Curriculum learning is a class of training strategies that organizes the data being exposed to a model by difficulty, gradually from simpler to more complex examples. This research explores a reverse curriculum generation approach that recursively decomposes complex datasets into simpler, more learnable components. We propose a teacher-student framework where the teacher is equipped with the ability to reason step-by-step, which is used to recursively generate easier versions of examples, enabling the student model to progressively master difficult tasks. We propose a novel scoring system to measure data difficulty based on its structural complexity and conceptual depth, allowing curriculum construction over decomposed data. Experiments on math datasets (MATH and AIME) and code generation datasets demonstrate that models trained with curricula generated by our approach exhibit superior performance compared to standard training on original datasets.

Figures (4)

• Figure 1: Left: We recursively decompose a math example $(q, cot, a)$ into a set of smaller problems (depth 2 in the figure). We first split the $cot$ into steps, then create a question for each step and an associated concept tag. We then ask the teacher model to solve the question step-by-step. We verify the final answer by ensuring it is the same as the answer obtained without the ground-truth step in context. We then recursively apply this procedure until a stopping criterion. Right: We create a graph of tags, where dependency relation is given by the hierarchy in the decomposition tree. The graph of tags is used to quantify the difficulty of a generated sub-problem.

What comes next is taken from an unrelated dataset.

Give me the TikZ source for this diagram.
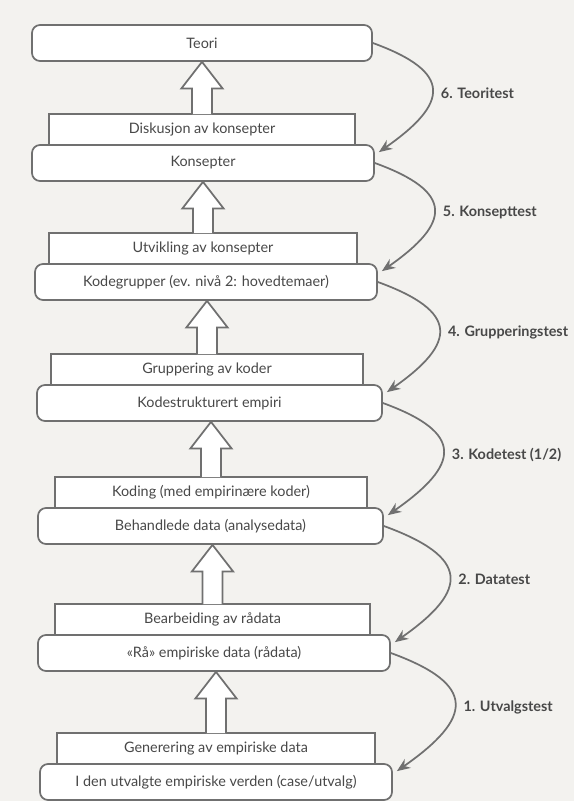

• Figure 2: Left: We show the decomposition of the math problem on the top obtained with our method, along with the associated concept tags. The problems in the solid white boxes are the generated sub-problems. Right: The graph of concept tags, obtained by connecting the tags across the dataset examples.
• Figure 3: Concept dependency graph constructed during the AIME data decomposition process. Nodes represent mathematical concepts, and edges indicate prerequisite relationships between concepts.
• Figure 4: Zero‐shot performance of the Qwen3-4B-Base model across difficulty quintiles. Accuracy decreases as problem difficulty increases, validating our proposed difficulty metric.